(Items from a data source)
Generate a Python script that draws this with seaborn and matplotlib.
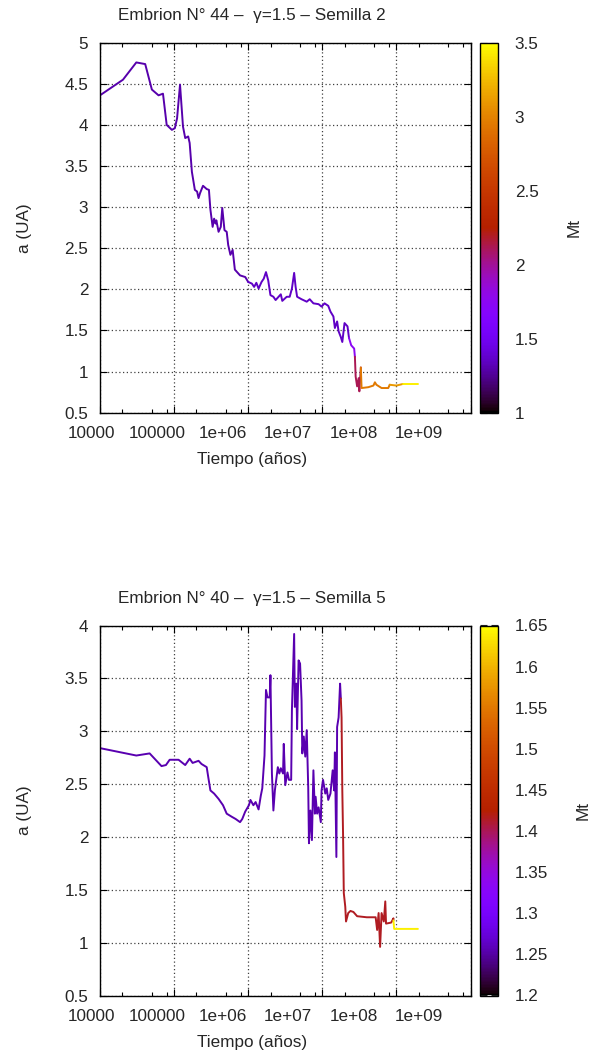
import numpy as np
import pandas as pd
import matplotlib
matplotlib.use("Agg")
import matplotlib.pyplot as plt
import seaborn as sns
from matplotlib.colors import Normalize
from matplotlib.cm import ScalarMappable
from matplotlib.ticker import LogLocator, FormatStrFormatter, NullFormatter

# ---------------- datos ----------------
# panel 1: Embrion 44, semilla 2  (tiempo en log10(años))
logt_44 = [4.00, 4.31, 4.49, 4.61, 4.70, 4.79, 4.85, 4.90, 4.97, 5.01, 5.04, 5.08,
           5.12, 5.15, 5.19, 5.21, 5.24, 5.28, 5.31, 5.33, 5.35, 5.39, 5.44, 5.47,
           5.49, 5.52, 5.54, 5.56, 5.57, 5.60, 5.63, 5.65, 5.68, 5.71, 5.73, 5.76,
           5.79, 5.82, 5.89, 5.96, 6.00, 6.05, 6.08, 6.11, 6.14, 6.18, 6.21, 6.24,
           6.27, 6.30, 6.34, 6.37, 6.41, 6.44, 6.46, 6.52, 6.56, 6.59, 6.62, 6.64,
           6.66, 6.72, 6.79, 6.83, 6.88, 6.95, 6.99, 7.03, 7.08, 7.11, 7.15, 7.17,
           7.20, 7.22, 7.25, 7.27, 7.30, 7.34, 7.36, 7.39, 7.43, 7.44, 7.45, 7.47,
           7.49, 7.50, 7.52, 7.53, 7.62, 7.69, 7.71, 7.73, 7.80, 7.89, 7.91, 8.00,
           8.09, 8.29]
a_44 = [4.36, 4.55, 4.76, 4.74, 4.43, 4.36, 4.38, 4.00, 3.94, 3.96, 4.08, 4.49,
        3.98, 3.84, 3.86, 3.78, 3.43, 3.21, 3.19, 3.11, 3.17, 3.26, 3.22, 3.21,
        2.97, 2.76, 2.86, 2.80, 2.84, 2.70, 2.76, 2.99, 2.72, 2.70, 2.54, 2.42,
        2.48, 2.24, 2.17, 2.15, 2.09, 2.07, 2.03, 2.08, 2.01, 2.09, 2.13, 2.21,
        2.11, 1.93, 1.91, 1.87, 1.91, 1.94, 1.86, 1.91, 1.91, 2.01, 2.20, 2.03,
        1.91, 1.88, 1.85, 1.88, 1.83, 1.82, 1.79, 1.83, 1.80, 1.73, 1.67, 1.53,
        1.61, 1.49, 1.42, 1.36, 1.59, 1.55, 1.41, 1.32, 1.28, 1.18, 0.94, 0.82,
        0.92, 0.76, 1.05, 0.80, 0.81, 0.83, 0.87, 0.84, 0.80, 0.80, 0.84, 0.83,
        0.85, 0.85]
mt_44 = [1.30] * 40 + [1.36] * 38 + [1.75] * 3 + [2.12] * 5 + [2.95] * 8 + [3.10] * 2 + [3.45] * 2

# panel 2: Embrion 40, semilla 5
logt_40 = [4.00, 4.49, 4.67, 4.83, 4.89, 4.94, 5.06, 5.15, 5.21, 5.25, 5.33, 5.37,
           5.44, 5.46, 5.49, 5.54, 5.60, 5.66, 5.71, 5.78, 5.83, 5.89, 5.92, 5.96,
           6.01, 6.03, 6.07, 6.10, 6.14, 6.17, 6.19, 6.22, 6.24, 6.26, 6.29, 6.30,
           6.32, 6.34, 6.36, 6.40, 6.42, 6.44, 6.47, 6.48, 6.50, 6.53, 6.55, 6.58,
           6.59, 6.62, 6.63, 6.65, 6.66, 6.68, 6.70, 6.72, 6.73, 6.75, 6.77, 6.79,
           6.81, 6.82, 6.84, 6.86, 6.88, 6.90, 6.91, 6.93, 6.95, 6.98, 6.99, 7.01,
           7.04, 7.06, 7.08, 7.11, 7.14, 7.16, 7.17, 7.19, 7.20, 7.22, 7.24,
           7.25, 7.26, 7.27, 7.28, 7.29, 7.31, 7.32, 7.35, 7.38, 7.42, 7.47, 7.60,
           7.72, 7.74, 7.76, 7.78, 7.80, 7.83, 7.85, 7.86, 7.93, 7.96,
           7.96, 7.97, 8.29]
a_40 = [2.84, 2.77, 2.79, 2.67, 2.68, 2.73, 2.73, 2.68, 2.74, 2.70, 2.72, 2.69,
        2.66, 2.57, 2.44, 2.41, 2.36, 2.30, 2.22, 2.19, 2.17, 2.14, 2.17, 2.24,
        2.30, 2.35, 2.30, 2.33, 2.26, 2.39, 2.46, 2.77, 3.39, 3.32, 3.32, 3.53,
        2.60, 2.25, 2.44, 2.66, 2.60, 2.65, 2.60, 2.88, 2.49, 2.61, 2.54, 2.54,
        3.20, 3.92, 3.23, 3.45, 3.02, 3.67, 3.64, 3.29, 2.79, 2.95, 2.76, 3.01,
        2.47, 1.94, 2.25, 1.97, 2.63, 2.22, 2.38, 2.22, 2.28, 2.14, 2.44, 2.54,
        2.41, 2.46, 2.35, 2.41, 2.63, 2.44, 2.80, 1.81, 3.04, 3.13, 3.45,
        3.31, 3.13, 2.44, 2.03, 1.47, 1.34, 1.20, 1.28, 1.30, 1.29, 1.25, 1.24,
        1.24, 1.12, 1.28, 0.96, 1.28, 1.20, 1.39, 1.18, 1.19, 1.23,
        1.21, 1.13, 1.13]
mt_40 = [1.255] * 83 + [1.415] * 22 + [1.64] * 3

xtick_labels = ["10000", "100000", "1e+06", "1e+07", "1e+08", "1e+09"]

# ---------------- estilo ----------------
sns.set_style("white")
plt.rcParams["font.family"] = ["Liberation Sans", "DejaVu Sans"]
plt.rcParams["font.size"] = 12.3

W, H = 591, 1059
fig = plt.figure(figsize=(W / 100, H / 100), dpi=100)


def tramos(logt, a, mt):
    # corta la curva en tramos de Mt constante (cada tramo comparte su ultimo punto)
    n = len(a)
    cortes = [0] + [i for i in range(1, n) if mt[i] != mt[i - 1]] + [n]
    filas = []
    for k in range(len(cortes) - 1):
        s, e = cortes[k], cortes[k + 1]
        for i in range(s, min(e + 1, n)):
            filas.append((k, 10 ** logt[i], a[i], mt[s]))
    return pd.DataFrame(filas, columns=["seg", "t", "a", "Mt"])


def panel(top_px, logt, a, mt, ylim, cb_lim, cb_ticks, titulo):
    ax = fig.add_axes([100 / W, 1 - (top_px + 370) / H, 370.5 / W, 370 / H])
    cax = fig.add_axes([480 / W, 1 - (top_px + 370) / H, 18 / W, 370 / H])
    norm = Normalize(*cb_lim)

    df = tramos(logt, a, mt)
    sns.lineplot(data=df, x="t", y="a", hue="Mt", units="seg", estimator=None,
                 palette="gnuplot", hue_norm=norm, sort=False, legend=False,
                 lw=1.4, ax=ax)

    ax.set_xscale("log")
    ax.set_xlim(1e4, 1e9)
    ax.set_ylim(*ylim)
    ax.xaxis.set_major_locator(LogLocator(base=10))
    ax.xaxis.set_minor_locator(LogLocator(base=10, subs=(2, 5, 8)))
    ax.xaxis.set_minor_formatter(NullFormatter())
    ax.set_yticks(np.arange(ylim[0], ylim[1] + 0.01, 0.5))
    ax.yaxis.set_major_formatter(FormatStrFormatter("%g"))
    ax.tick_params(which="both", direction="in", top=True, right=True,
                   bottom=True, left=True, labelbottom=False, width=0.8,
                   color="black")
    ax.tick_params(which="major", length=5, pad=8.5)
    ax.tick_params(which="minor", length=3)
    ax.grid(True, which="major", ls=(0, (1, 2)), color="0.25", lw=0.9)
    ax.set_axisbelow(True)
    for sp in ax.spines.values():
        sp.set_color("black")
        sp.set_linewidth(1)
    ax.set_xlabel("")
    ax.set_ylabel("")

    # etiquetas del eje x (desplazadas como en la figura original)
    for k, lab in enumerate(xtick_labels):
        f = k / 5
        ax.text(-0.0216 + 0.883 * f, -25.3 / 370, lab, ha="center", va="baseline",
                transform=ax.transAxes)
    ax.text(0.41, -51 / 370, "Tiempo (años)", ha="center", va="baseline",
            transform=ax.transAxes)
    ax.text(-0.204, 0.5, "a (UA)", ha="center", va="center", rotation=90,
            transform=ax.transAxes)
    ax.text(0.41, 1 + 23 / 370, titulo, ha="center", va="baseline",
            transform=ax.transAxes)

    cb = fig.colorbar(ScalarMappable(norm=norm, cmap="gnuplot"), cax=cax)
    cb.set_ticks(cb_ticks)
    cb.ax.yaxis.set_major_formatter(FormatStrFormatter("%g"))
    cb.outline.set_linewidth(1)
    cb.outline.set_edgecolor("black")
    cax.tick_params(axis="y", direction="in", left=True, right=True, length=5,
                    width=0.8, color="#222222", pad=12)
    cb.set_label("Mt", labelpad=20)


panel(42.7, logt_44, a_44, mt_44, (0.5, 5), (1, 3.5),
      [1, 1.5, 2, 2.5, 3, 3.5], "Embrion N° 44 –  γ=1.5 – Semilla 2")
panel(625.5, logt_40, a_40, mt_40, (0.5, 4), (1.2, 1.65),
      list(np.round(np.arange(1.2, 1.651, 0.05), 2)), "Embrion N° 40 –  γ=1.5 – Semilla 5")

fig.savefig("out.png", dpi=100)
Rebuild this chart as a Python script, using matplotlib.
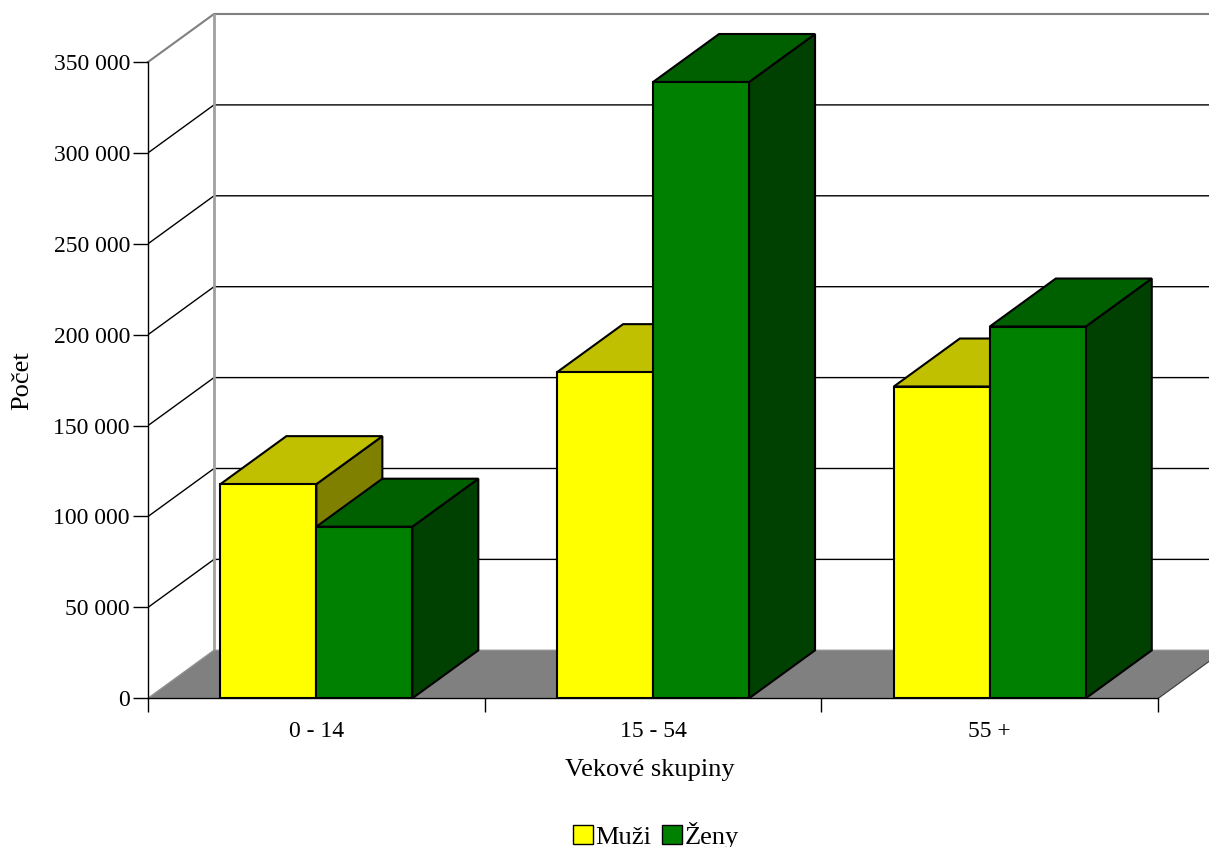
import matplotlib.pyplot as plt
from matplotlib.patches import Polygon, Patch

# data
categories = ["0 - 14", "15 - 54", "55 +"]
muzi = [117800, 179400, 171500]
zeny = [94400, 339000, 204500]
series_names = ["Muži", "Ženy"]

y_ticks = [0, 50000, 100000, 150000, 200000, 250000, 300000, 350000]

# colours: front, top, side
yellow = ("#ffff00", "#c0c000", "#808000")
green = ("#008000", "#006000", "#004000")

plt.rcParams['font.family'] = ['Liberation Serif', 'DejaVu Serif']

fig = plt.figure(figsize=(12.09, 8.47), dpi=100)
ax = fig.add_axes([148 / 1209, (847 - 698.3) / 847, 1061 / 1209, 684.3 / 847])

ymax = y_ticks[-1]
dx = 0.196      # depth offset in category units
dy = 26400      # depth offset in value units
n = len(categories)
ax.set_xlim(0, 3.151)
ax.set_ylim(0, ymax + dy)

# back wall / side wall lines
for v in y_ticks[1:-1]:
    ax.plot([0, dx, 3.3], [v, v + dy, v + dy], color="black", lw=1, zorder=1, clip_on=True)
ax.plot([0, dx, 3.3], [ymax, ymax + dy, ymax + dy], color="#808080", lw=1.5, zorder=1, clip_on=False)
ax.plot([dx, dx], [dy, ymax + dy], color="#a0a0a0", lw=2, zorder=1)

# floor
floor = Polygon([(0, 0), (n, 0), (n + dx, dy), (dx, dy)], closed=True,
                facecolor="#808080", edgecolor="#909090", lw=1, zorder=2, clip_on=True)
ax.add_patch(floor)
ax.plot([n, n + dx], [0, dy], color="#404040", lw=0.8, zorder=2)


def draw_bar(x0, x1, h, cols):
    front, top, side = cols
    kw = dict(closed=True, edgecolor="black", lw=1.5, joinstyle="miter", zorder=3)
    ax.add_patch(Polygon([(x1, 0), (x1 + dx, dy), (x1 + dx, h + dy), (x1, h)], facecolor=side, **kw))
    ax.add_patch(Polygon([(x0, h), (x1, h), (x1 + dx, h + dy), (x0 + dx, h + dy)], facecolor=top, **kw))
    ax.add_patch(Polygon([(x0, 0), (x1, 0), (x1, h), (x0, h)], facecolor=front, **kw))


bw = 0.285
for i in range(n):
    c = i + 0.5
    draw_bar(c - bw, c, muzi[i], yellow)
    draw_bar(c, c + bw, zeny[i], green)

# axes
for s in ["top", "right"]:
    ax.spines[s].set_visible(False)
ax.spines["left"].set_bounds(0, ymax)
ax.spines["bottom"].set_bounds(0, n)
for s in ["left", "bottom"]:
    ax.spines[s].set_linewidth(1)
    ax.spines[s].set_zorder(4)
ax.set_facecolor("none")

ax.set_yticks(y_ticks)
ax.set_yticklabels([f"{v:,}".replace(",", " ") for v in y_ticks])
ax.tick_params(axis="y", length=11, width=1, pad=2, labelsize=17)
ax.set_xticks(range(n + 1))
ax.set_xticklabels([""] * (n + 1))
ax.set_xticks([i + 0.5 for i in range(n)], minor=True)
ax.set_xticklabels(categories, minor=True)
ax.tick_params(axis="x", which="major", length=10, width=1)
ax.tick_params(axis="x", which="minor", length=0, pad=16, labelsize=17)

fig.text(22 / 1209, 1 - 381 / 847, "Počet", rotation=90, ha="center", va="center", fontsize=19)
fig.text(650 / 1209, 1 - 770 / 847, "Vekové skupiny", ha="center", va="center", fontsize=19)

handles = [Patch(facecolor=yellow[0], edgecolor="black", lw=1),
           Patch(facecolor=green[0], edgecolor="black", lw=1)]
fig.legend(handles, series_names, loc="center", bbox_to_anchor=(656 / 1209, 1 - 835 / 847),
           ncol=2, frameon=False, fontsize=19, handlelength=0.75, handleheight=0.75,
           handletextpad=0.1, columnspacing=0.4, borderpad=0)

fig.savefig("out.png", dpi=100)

(Stated problem): Repeat only the lines between the start of the data and the line with "from matplotlib.ticker import", including those two lines, and skip the pictures.

(Task solution):
Generate a Python script that draws this with seaborn and matplotlib.
import numpy as np
import pandas as pd
import matplotlib
matplotlib.use("Agg")
import matplotlib.pyplot as plt
import seaborn as sns
from matplotlib.colors import Normalize
from matplotlib.cm import ScalarMappable
from matplotlib.ticker import LogLocator, FormatStrFormatter, NullFormatter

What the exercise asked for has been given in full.